◆ Work to be completed: All the data must come back unchanged, except that pictures are left out.

◆ Recorded information:
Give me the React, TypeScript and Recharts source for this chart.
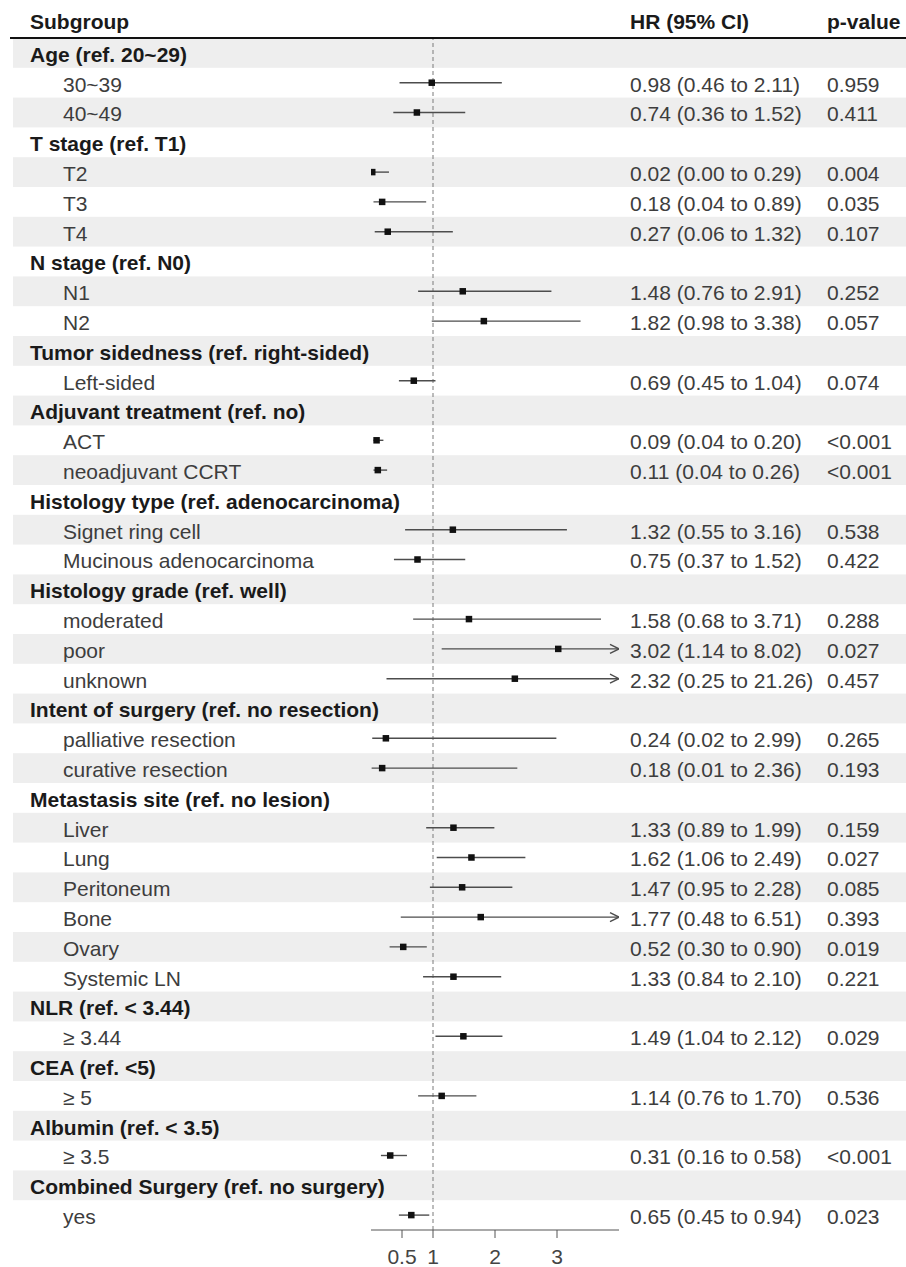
import React from 'react';
import { ScatterChart, Scatter, XAxis, YAxis, ErrorBar, ReferenceLine, ReferenceArea } from 'recharts';

// one entry per table row; group headers carry no estimate
const labels = [
  'Age (ref. 20~29)', '30~39', '40~49',
  'T stage (ref. T1)', 'T2', 'T3', 'T4',
  'N stage (ref. N0)', 'N1', 'N2',
  'Tumor sidedness (ref. right-sided)', 'Left-sided',
  'Adjuvant treatment (ref. no)', 'ACT', 'neoadjuvant CCRT',
  'Histology type (ref. adenocarcinoma)', 'Signet ring cell', 'Mucinous adenocarcinoma',
  'Histology grade (ref. well)', 'moderated', 'poor', 'unknown',
  'Intent of surgery (ref. no resection)', 'palliative resection', 'curative resection',
  'Metastasis site (ref. no lesion)', 'Liver', 'Lung', 'Peritoneum', 'Bone', 'Ovary', 'Systemic LN',
  'NLR (ref. < 3.44)', '≥ 3.44',
  'CEA (ref. <5)', '≥ 5',
  'Albumin (ref. < 3.5)', '≥ 3.5',
  'Combined Surgery (ref. no surgery)', 'yes',
];

const hr = [
  null, 0.98, 0.74,
  null, 0.02, 0.18, 0.27,
  null, 1.48, 1.82,
  null, 0.69,
  null, 0.09, 0.11,
  null, 1.32, 0.75,
  null, 1.58, 3.02, 2.32,
  null, 0.24, 0.18,
  null, 1.33, 1.62, 1.47, 1.77, 0.52, 1.33,
  null, 1.49,
  null, 1.14,
  null, 0.31,
  null, 0.65,
];

const lower = [
  null, 0.46, 0.36,
  null, 0.0, 0.04, 0.06,
  null, 0.76, 0.98,
  null, 0.45,
  null, 0.04, 0.04,
  null, 0.55, 0.37,
  null, 0.68, 1.14, 0.25,
  null, 0.02, 0.01,
  null, 0.89, 1.06, 0.95, 0.48, 0.3, 0.84,
  null, 1.04,
  null, 0.76,
  null, 0.16,
  null, 0.45,
];

const upper = [
  null, 2.11, 1.52,
  null, 0.29, 0.89, 1.32,
  null, 2.91, 3.38,
  null, 1.04,
  null, 0.2, 0.26,
  null, 3.16, 1.52,
  null, 3.71, 8.02, 21.26,
  null, 2.99, 2.36,
  null, 1.99, 2.49, 2.28, 6.51, 0.9, 2.1,
  null, 2.12,
  null, 1.7,
  null, 0.58,
  null, 0.94,
];

const pValues = [
  '', '0.959', '0.411',
  '', '0.004', '0.035', '0.107',
  '', '0.252', '0.057',
  '', '0.074',
  '', '<0.001', '<0.001',
  '', '0.538', '0.422',
  '', '0.288', '0.027', '0.457',
  '', '0.265', '0.193',
  '', '0.159', '0.027', '0.085', '0.393', '0.019', '0.221',
  '', '0.029',
  '', '0.536',
  '', '<0.001',
  '', '0.023',
];

const xTicks = [0.5, 1, 2, 3];
const xDomain = [0, 4];

const FONT = '"Liberation Sans", Arial, Helvetica, sans-serif';
const FS = 21;

const rows = labels.map((label, i) => ({
  row: i + 1,
  label,
  isGroup: hr[i] === null,
  hr: hr[i],
  lower: lower[i],
  upper: upper[i],
  p: pValues[i],
}));
const rowIds = rows.map((r) => r.row);

const points = rows
  .filter((r) => !r.isGroup)
  .map((r) => ({
    row: r.row,
    hr: r.hr as number,
    err: [(r.hr as number) - (r.lower as number), Math.min(r.upper as number, xDomain[1]) - (r.hr as number)],
  }));

// CIs running past the axis end get an arrow
const arrows = rows
  .filter((r) => !r.isGroup && (r.upper as number) > xDomain[1])
  .map((r) => ({ row: r.row, hr: xDomain[1] }));

const fmt = (v: number | null) => (v as number).toFixed(2);

function RowTick(props: any) {
  const { y, payload } = props;
  const r = rows[payload.value - 1];
  if (!r) return null;
  if (r.isGroup) {
    return (
      <text x={30} y={y} dy="0.42em" fontFamily={FONT} fontSize={FS} fontWeight="bold" fill="#1a1a1a">
        {r.label}
      </text>
    );
  }
  return (
    <g fontFamily={FONT} fontSize={FS} fill="#3d3d3d">
      <text x={63} y={y} dy="0.42em">{r.label}</text>
      <text x={630} y={y} dy="0.42em">{`${fmt(r.hr)} (${fmt(r.lower)} to ${fmt(r.upper)})`}</text>
      <text x={827} y={y} dy="0.42em">{r.p}</text>
    </g>
  );
}

function Band(props: any) {
  return <rect x={13} y={props.y} width={893} height={props.height} fill="#eeeeee" />;
}

function Square(props: any) {
  const { cx, cy } = props;
  return <rect x={cx - 3.25} y={cy - 3.25} width={6.5} height={6.5} fill="#111" />;
}

function Arrow(props: any) {
  const { cx, cy } = props;
  return (
    <path
      d={`M${cx - 9},${cy - 4.5} L${cx},${cy} L${cx - 9},${cy + 4.5}`}
      fill="none"
      stroke="#4d4d4d"
      strokeWidth={1.4}
    />
  );
}

export default function App() {
  return (
    <div style={{ position: 'absolute', left: 0, top: 0, width: 906, height: 1267, background: '#fff' }}>
      <ScatterChart width={906} height={1267} margin={{ top: 38, right: 287, bottom: 0, left: 0 }}>
        {rows
          .filter((r) => r.row % 2 === 1)
          .map((r) => (
            <ReferenceArea
              key={`band-${r.row}`}
              yAxisId="rows"
              y1={r.row - 0.5}
              y2={r.row + 0.5}
              ifOverflow="visible"
              shape={<Band />}
            />
          ))}
        <XAxis
          type="number"
          dataKey="hr"
          domain={xDomain}
          ticks={xTicks}
          allowDataOverflow
          height={37}
          tickSize={8}
          tickMargin={11}
          stroke="#555"
          tick={{ fill: '#444', fontSize: FS, fontFamily: FONT }}
        />
        <YAxis
          yAxisId="rows"
          type="number"
          dataKey="row"
          domain={[0.5, rows.length + 0.5]}
          reversed
          ticks={rowIds}
          interval={0}
          width={371}
          axisLine={false}
          tickLine={false}
          tick={(p: any) => <RowTick {...p} />}
        />
        <ReferenceLine yAxisId="rows" x={1} stroke="#7a7a7a" strokeDasharray="4 3" />
        <Scatter yAxisId="rows" data={points} shape={<Square />} isAnimationActive={false}>
          <ErrorBar dataKey="err" direction="x" width={0} stroke="#4d4d4d" strokeWidth={1.4} isAnimationActive={false} />
        </Scatter>
        <Scatter yAxisId="rows" data={arrows} shape={<Arrow />} isAnimationActive={false} />
      </ScatterChart>
      <svg width={906} height={40} style={{ position: 'absolute', left: 0, top: 0 }}>
        <g fontFamily={FONT} fontSize={FS} fontWeight="bold" fill="#1a1a1a">
          <text x={30} y={29}>Subgroup</text>
          <text x={630} y={29}>HR (95% CI)</text>
          <text x={827} y={29}>p-value</text>
        </g>
        <line x1={10} x2={906} y1={38} y2={38} stroke="#111" strokeWidth={2} />
      </svg>
    </div>
  );
}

◆ Solution to this exercise:
Give me the React, TypeScript and Recharts source for this chart.
import React from 'react';
import { ScatterChart, Scatter, XAxis, YAxis, ErrorBar, ReferenceLine, ReferenceArea } from 'recharts';

// one entry per table row; group headers carry no estimate
const labels = [
  'Age (ref. 20~29)', '30~39', '40~49',
  'T stage (ref. T1)', 'T2', 'T3', 'T4',
  'N stage (ref. N0)', 'N1', 'N2',
  'Tumor sidedness (ref. right-sided)', 'Left-sided',
  'Adjuvant treatment (ref. no)', 'ACT', 'neoadjuvant CCRT',
  'Histology type (ref. adenocarcinoma)', 'Signet ring cell', 'Mucinous adenocarcinoma',
  'Histology grade (ref. well)', 'moderated', 'poor', 'unknown',
  'Intent of surgery (ref. no resection)', 'palliative resection', 'curative resection',
  'Metastasis site (ref. no lesion)', 'Liver', 'Lung', 'Peritoneum', 'Bone', 'Ovary', 'Systemic LN',
  'NLR (ref. < 3.44)', '≥ 3.44',
  'CEA (ref. <5)', '≥ 5',
  'Albumin (ref. < 3.5)', '≥ 3.5',
  'Combined Surgery (ref. no surgery)', 'yes',
];

const hr = [
  null, 0.98, 0.74,
  null, 0.02, 0.18, 0.27,
  null, 1.48, 1.82,
  null, 0.69,
  null, 0.09, 0.11,
  null, 1.32, 0.75,
  null, 1.58, 3.02, 2.32,
  null, 0.24, 0.18,
  null, 1.33, 1.62, 1.47, 1.77, 0.52, 1.33,
  null, 1.49,
  null, 1.14,
  null, 0.31,
  null, 0.65,
];

const lower = [
  null, 0.46, 0.36,
  null, 0.0, 0.04, 0.06,
  null, 0.76, 0.98,
  null, 0.45,
  null, 0.04, 0.04,
  null, 0.55, 0.37,
  null, 0.68, 1.14, 0.25,
  null, 0.02, 0.01,
  null, 0.89, 1.06, 0.95, 0.48, 0.3, 0.84,
  null, 1.04,
  null, 0.76,
  null, 0.16,
  null, 0.45,
];

const upper = [
  null, 2.11, 1.52,
  null, 0.29, 0.89, 1.32,
  null, 2.91, 3.38,
  null, 1.04,
  null, 0.2, 0.26,
  null, 3.16, 1.52,
  null, 3.71, 8.02, 21.26,
  null, 2.99, 2.36,
  null, 1.99, 2.49, 2.28, 6.51, 0.9, 2.1,
  null, 2.12,
  null, 1.7,
  null, 0.58,
  null, 0.94,
];

const pValues = [
  '', '0.959', '0.411',
  '', '0.004', '0.035', '0.107',
  '', '0.252', '0.057',
  '', '0.074',
  '', '<0.001', '<0.001',
  '', '0.538', '0.422',
  '', '0.288', '0.027', '0.457',
  '', '0.265', '0.193',
  '', '0.159', '0.027', '0.085', '0.393', '0.019', '0.221',
  '', '0.029',
  '', '0.536',
  '', '<0.001',
  '', '0.023',
];

const xTicks = [0.5, 1, 2, 3];
const xDomain = [0, 4];

const FONT = '"Liberation Sans", Arial, Helvetica, sans-serif';
const FS = 21;

const rows = labels.map((label, i) => ({
  row: i + 1,
  label,
  isGroup: hr[i] === null,
  hr: hr[i],
  lower: lower[i],
  upper: upper[i],
  p: pValues[i],
}));
const rowIds = rows.map((r) => r.row);

const points = rows
  .filter((r) => !r.isGroup)
  .map((r) => ({
    row: r.row,
    hr: r.hr as number,
    err: [(r.hr as number) - (r.lower as number), Math.min(r.upper as number, xDomain[1]) - (r.hr as number)],
  }));

// CIs running past the axis end get an arrow
const arrows = rows
  .filter((r) => !r.isGroup && (r.upper as number) > xDomain[1])
  .map((r) => ({ row: r.row, hr: xDomain[1] }));

const fmt = (v: number | null) => (v as number).toFixed(2);

function RowTick(props: any) {
  const { y, payload } = props;
  const r = rows[payload.value - 1];
  if (!r) return null;
  if (r.isGroup) {
    return (
      <text x={30} y={y} dy="0.42em" fontFamily={FONT} fontSize={FS} fontWeight="bold" fill="#1a1a1a">
        {r.label}
      </text>
    );
  }
  return (
    <g fontFamily={FONT} fontSize={FS} fill="#3d3d3d">
      <text x={63} y={y} dy="0.42em">{r.label}</text>
      <text x={630} y={y} dy="0.42em">{`${fmt(r.hr)} (${fmt(r.lower)} to ${fmt(r.upper)})`}</text>
      <text x={827} y={y} dy="0.42em">{r.p}</text>
    </g>
  );
}

function Band(props: any) {
  return <rect x={13} y={props.y} width={893} height={props.height} fill="#eeeeee" />;
}

function Square(props: any) {
  const { cx, cy } = props;
  return <rect x={cx - 3.25} y={cy - 3.25} width={6.5} height={6.5} fill="#111" />;
}

function Arrow(props: any) {
  const { cx, cy } = props;
  return (
    <path
      d={`M${cx - 9},${cy - 4.5} L${cx},${cy} L${cx - 9},${cy + 4.5}`}
      fill="none"
      stroke="#4d4d4d"
      strokeWidth={1.4}
    />
  );
}

export default function App() {
  return (
    <div style={{ position: 'absolute', left: 0, top: 0, width: 906, height: 1267, background: '#fff' }}>
      <ScatterChart width={906} height={1267} margin={{ top: 38, right: 287, bottom: 0, left: 0 }}>
        {rows
          .filter((r) => r.row % 2 === 1)
          .map((r) => (
            <ReferenceArea
              key={`band-${r.row}`}
              yAxisId="rows"
              y1={r.row - 0.5}
              y2={r.row + 0.5}
              ifOverflow="visible"
              shape={<Band />}
            />
          ))}
        <XAxis
          type="number"
          dataKey="hr"
          domain={xDomain}
          ticks={xTicks}
          allowDataOverflow
          height={37}
          tickSize={8}
          tickMargin={11}
          stroke="#555"
          tick={{ fill: '#444', fontSize: FS, fontFamily: FONT }}
        />
        <YAxis
          yAxisId="rows"
          type="number"
          dataKey="row"
          domain={[0.5, rows.length + 0.5]}
          reversed
          ticks={rowIds}
          interval={0}
          width={371}
          axisLine={false}
          tickLine={false}
          tick={(p: any) => <RowTick {...p} />}
        />
        <ReferenceLine yAxisId="rows" x={1} stroke="#7a7a7a" strokeDasharray="4 3" />
        <Scatter yAxisId="rows" data={points} shape={<Square />} isAnimationActive={false}>
          <ErrorBar dataKey="err" direction="x" width={0} stroke="#4d4d4d" strokeWidth={1.4} isAnimationActive={false} />
        </Scatter>
        <Scatter yAxisId="rows" data={arrows} shape={<Arrow />} isAnimationActive={false} />
      </ScatterChart>
      <svg width={906} height={40} style={{ position: 'absolute', left: 0, top: 0 }}>
        <g fontFamily={FONT} fontSize={FS} fontWeight="bold" fill="#1a1a1a">
          <text x={30} y={29}>Subgroup</text>
          <text x={630} y={29}>HR (95% CI)</text>
          <text x={827} y={29}>p-value</text>
        </g>
        <line x1={10} x2={906} y1={38} y2={38} stroke="#111" strokeWidth={2} />
      </svg>
    </div>
  );
}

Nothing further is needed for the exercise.